I know how to import a csv file using R. But the file has no variable and value labels (codes). What can I do to import a file to R including variable and value labels (similar to SPSS sav files).
Shall I have two csv files? One for data and the other for metadata? Or one csv file including data and metadata?
How to relate data and metadata?
Ex.

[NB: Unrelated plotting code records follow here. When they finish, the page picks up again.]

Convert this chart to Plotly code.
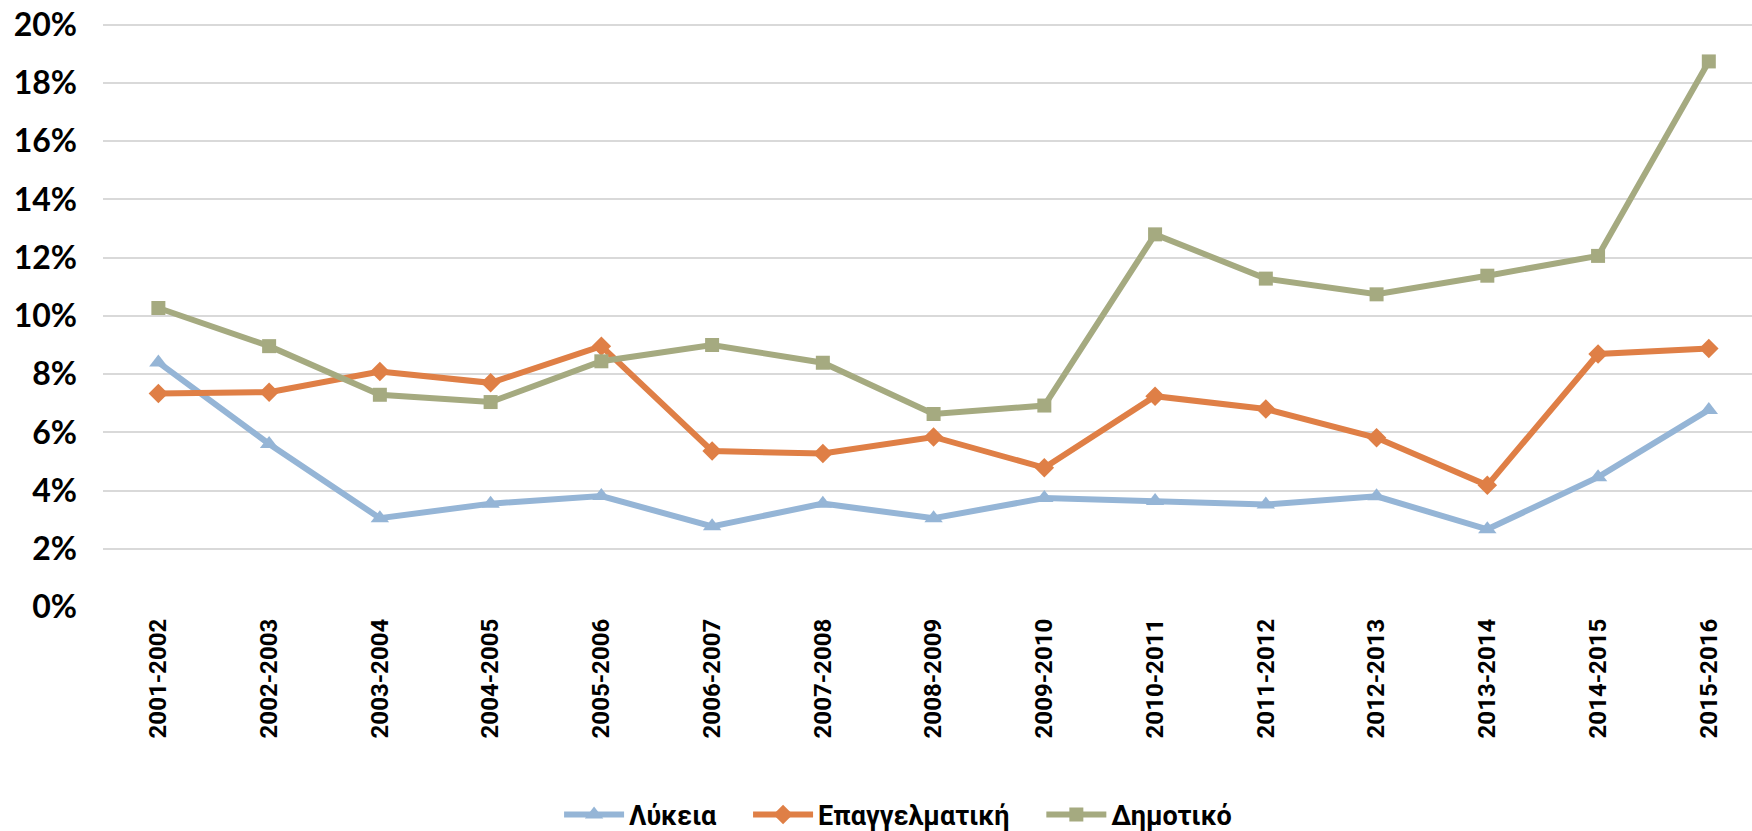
import plotly.graph_objects as go

# ==========================================================
# DATA
# ==========================================================

years = [
    "2001-2002", "2002-2003", "2003-2004", "2004-2005", "2005-2006",
    "2006-2007", "2007-2008", "2008-2009", "2009-2010", "2010-2011",
    "2011-2012", "2012-2013", "2013-2014", "2014-2015", "2015-2016",
]

lykeia = [0.0840, 0.0560, 0.0305, 0.0355, 0.0381, 0.0277, 0.0355, 0.0305,
          0.0374, 0.0364, 0.0352, 0.0380, 0.0267, 0.0446, 0.0677]

epaggelmatiki = [0.0733, 0.0738, 0.0809, 0.0770, 0.0896, 0.0536, 0.0527, 0.0584,
                 0.0478, 0.0724, 0.0680, 0.0581, 0.0418, 0.0869, 0.0888]

dimotiko = [0.1027, 0.0896, 0.0729, 0.0704, 0.0844, 0.0900, 0.0839, 0.0663,
            0.0692, 0.1280, 0.1128, 0.1074, 0.1138, 0.1206, 0.1874]

y_ticks = [0.0, 0.02, 0.04, 0.06, 0.08, 0.10, 0.12, 0.14, 0.16, 0.18, 0.20]

# ==========================================================
# THEME
# ==========================================================

BLUE = "#95B5D6"
ORANGE = "#DF7F46"
GREEN = "#A5AA80"
GRID = "#D9D9D9"

# trailing no-break spaces widen the gap between legend entries
PAD = "\u00a0" * 4

series = [
    ("Λύκεια" + PAD, lykeia, BLUE, "triangle-up", 16),
    ("Επαγγελματική" + PAD, epaggelmatiki, ORANGE, "diamond", 15),
    ("Δημοτικό", dimotiko, GREEN, "square", 14),
]

fig = go.Figure()

for name, values, color, symbol, size in series:

    fig.add_trace(
        go.Scatter(
            x=years,
            y=values,
            name=name,
            mode="lines+markers",
            line=dict(color=color, width=6),
            marker=dict(symbol=symbol, size=size, color=color),
        )
    )

fig.update_layout(
    width=1752,
    height=831,
    paper_bgcolor="white",
    plot_bgcolor="white",
    margin=dict(l=103, r=0, t=23, b=224),
    showlegend=True,
    legend=dict(
        orientation="h",
        xref="container",
        yref="container",
        x=0.5126,
        xanchor="center",
        y=0.0193,
        yanchor="middle",
        font=dict(family="Roboto", size=27, color="black", weight="bold"),
        itemwidth=60,
        tracegroupgap=0,
    ),
)

fig.update_xaxes(
    type="category",
    range=[-0.5, 14.39],
    automargin=False,
    showgrid=False,
    showline=False,
    zeroline=False,
    tickangle=-90,
    ticks="",
    ticklabelstandoff=6,
    tickfont=dict(family="Roboto", size=24, color="black", weight="bold"),
)

# small headroom above 20% so its gridline is kept
fig.update_yaxes(
    range=[0, 0.2006],
    tickmode="array",
    tickvals=y_ticks,
    tickformat=".0%",
    automargin=False,
    showgrid=True,
    gridcolor=GRID,
    gridwidth=2,
    zeroline=False,
    showline=False,
    ticks="",
    ticklabelstandoff=25,
    tickfont=dict(family="Lato", size=32, color="black", weight="bold"),
)

# drop the default page margin so the figure sits at the window's corner
fig.write_html(
    "out.html",
    config={"displayModeBar": False},
    post_script="document.body.style.margin = '0';",
)
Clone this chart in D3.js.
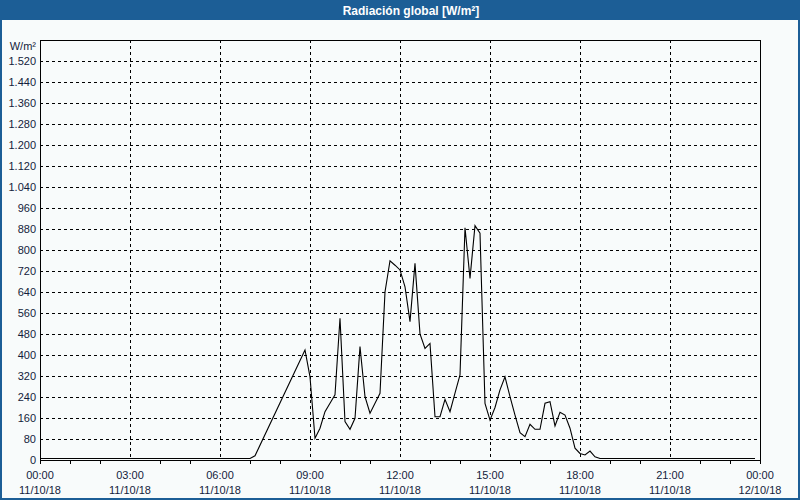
<!DOCTYPE html>
<meta charset="utf-8">
<head>
  <title>Radiación global</title>
</head>

<style>
body { margin: 0; background: #f8fbfb; }
svg { display: block; }
text {
  font-family: "Liberation Sans", Arial, sans-serif;
  font-size: 11px;
  fill: #141c3c;
}
.grid line { stroke: #000; stroke-dasharray: 3,3; shape-rendering: crispEdges; }
.frame { fill: none; stroke: #000; shape-rendering: crispEdges; }
.curve { fill: none; stroke: #000; stroke-width: 1.1; }
</style>

<body>
  <svg width="800" height="500"></svg>

  <script src="https://cdnjs.cloudflare.com/ajax/libs/d3/7.8.5/d3.min.js"></script>
  <script>
// 10-min readings (vertices of the trace), 11/10/18
var times = ["00:00","07:00","07:10","08:50","09:00","09:10","09:20","09:30","09:40","09:50",
  "10:00","10:10","10:20","10:30","10:40","10:50","11:00","11:10","11:20","11:30","11:40","11:50",
  "12:00","12:10","12:20","12:30","12:40","12:50","13:00","13:10","13:20","13:30","13:40","13:50",
  "14:00","14:10","14:20","14:30","14:40","14:50","15:00","15:10","15:20","15:30","15:40","15:50",
  "16:00","16:10","16:20","16:30","16:40","16:50","17:00","17:10","17:20","17:30","17:40","17:50",
  "18:00","18:10","18:20","18:30","18:40","23:50"];
var values = [6, 6, 16, 419, 317, 83, 121, 184, 216, 248,
  540, 146, 117, 159, 432, 241, 178, 216, 254, 640, 759, 742,
  724, 660, 527, 749, 480, 425, 444, 165, 165, 231, 184, 255,
  324, 885, 692, 893, 864, 216, 152, 200, 267, 317, 241, 171,
  104, 89, 136, 117, 117, 216, 222, 130, 182, 171, 121, 45,
  25, 19, 34, 12, 6, 6];
var yTicks = d3.range(0, 1600, 80);
var xStart = new Date(2018, 9, 11, 0, 0), xEnd = new Date(2018, 9, 12, 0, 0);

var svg = d3.select('svg');
var W = 800, H = 500;
var pL = 40, pR = 760, pT = 40, pB = 460;

var x = d3.scaleTime().domain([xStart, xEnd]).range([pL, pR]);
var y = d3.scaleLinear().domain([0, 1600]).range([pB, pT]);

var loc = d3.formatLocale({decimal: ",", thousands: ".", grouping: [3], currency: ["", ""]});
var fmtY = loc.format(",");
var fmtH = d3.timeFormat("%H:%M"), fmtD = d3.timeFormat("%d/%m/%y");

// window frame + title bar
svg.append('rect').attr('x', 1).attr('y', 1).attr('width', W - 2).attr('height', H - 2)
  .attr('fill', 'none').attr('stroke', '#1c5e96').attr('stroke-width', 2);
svg.append('rect').attr('x', 0).attr('y', 0).attr('width', W).attr('height', 20).attr('fill', '#1c5e96');
svg.append('text').attr('x', 411).attr('y', 14.5).attr('text-anchor', 'middle')
  .style('fill', '#fff').style('font-weight', 'bold').style('font-size', '12px')
  .text('Radiación global [W/m²]');

// grid
var grid = svg.append('g').attr('class', 'grid');
grid.selectAll('.h').data(yTicks.filter(function(d) { return d > 0; })).enter().append('line')
  .attr('x1', pL).attr('x2', pR)
  .attr('y1', function(d) { return Math.round(y(d)) + 0.5; })
  .attr('y2', function(d) { return Math.round(y(d)) + 0.5; });
var xMajor = d3.timeHour.every(3).range(xStart, xEnd).filter(function(d) { return +d > +xStart; });
grid.selectAll('.v').data(xMajor).enter().append('line')
  .attr('y1', pT).attr('y2', pB)
  .attr('x1', function(d) { return Math.round(x(d)) + 0.5; })
  .attr('x2', function(d) { return Math.round(x(d)) + 0.5; });

// minor hour ticks under the axis
var hours = d3.timeHour.range(xStart, new Date(+xEnd + 1)).filter(function(d) {
  return d.getHours() % 3 !== 0 || +d === +xStart || +d === +xEnd;
});
svg.append('g').selectAll('line').data(hours).enter().append('line')
  .attr('x1', function(d) { return Math.round(x(d)) + 0.5; })
  .attr('x2', function(d) { return Math.round(x(d)) + 0.5; })
  .attr('y1', pB).attr('y2', pB + 4)
  .attr('stroke', '#000').style('shape-rendering', 'crispEdges');

// frame
svg.append('rect').attr('class', 'frame')
  .attr('x', pL + 0.5).attr('y', pT + 0.5)
  .attr('width', pR - pL).attr('height', pB - pT);

// y labels
svg.append('g').selectAll('text').data(yTicks).enter().append('text')
  .attr('x', 36).attr('y', function(d) { return y(d) + 4; })
  .attr('text-anchor', 'end')
  .text(function(d) { return fmtY(d); });
svg.append('text').attr('x', 36).attr('y', 50).attr('text-anchor', 'end').text('W/m²');

// x labels
var xLab = svg.append('g').selectAll('g').data(d3.timeHour.every(3).range(xStart, new Date(+xEnd + 1)))
  .enter().append('g');
xLab.append('text').attr('x', function(d) { return x(d); }).attr('y', 479)
  .attr('text-anchor', 'middle').text(function(d) { return fmtH(d); });
xLab.append('text').attr('x', function(d) { return x(d); }).attr('y', 494)
  .attr('text-anchor', 'middle').text(function(d) { return fmtD(d); });

// series
var parse = function(t) {
  var p = t.split(':');
  return new Date(2018, 9, 11, +p[0], +p[1]);
};
var pts = times.map(function(t, i) { return [parse(t), values[i]]; });
var line = d3.line()
  .x(function(d) { return x(d[0]); })
  .y(function(d) { return y(d[1]); });
svg.append('path').attr('class', 'curve').attr('d', line(pts));
  </script>
</body>
</html>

Imagine that I have in one csv file a column called gender with values 1 and 2. And in another csv file the codes: 1 -> male, 2 -> female.
It seems that you have authority to define the structure of the raw data - Congratulations - this can save you some hassle!
There are multiple ways; I suggest here my personal recommendation: Structure first!
You may want to have 1 file per dataset, with all data and all related meta data in it.
The "classical structure" is one rectangular table with 1 variable per column and 1 entity per row.
First row holds the variable names.
You also may want to look up upfront the difference between long and wide data sets. In a nutshell, "long" is easier for the machines, "wide" easier for the human reader - but these can be converted.
This rectangular structure is easy to import and to process.
Have fun!
My raw data is in several Excel files, some for data and other for metadata. The simpler solution is to import data and metadata to SPSS. But I wanted to know if there is an R similar solution for this problem.
Here is an example using two csv files. But I have a problem with value labels.
> data
# A tibble: 6 × 2
se ctr
<chr> <chr>
1 1 1
2 1 2
3 2 3
4 2 2
5 1 1
6 2 3
> metadata
# A tibble: 2 × 3
var var_label val_lab
<chr> <chr> <chr>
1 se sex (1,'Female'),(2,'Male')
2 ctr country (1,'UK'),(2,'USA'),(3,'France')